On peut les apercevoir en prenant le vapeur qui remonte vers la mer Noire le long des forêts d’Anadolu Kavagi. Des forêts à Istanbul ? Oui, immenses, fraîches, vallonnées et, surtout, invisibles de Taksim ou de Topkapi. Au passage, on ne manquera pas de s’arrêter à la délicieuse petite gare maritime de Kanlica, pour déguster la spécialité des lieux, un yaourt onctueux saupoudré de sucre glace ou de miel. Un régal, après une friture de rougets ou de hamsi, ces succulents petits anchois pêchés dans la mer Noire.
« Nous, si nous allons sur la rive asiatique, c’est surtout pour trouver des points de vue incroyables sur la vieille ville depuis les collines », confie Mehmet Kisaparmak, un amoureux fou d’Istanbul. Apparemment, le khédive d’Egypte avait déjà eu la même idée, il y a un siècle, lorsqu’il a laissé construire un palais d’été blanc Art nouveau sur les hauteurs de Çubuklu, qui sert aujourd’hui de lieu de rendez-vous pour de discrets conciliabules politiques.

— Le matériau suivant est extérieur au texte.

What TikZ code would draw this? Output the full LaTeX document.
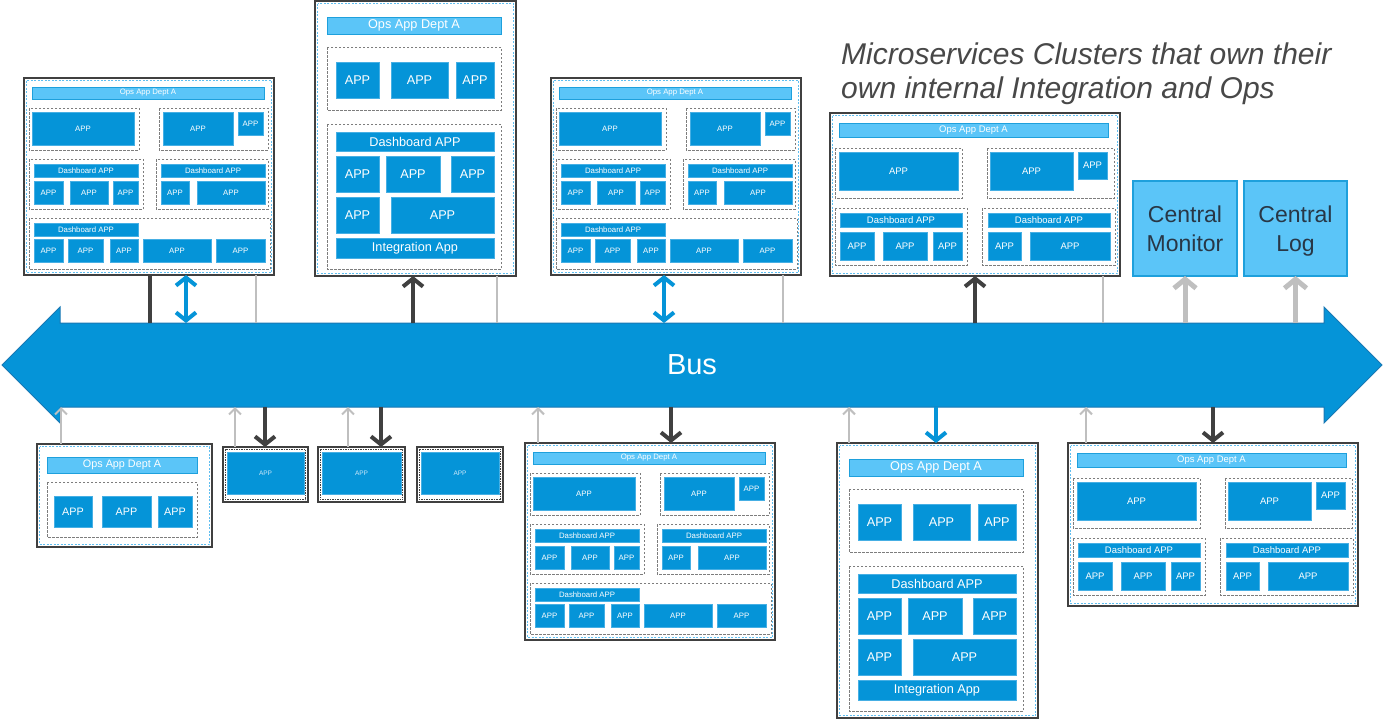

Fontaine intérieure, colonnes de marbre, vitraux, merveilleux petit ascenseur avec sofa et salon lambrissé désormais aménagé en restaurant (sans alcool, les murs appartenant à la mairie, à tendance islamique, d’Istanbul) : une petite folie orientale, dominant les eaux argentées du Bosphore. Mais c’est de la colline toute proche de Çamlica que la vue reste la plus époustouflante : l’Istanbul historique, ses coupoles et ses palais, ses ponts et ses ports, Sainte-Sophie et la Corne d’Or, Galata et Beyoglu se laissent embrasser d’un seul regard. Enfin on comprend cette ville si secrète. Il est alors temps de sauter dans un bateau pour la vieille Europe.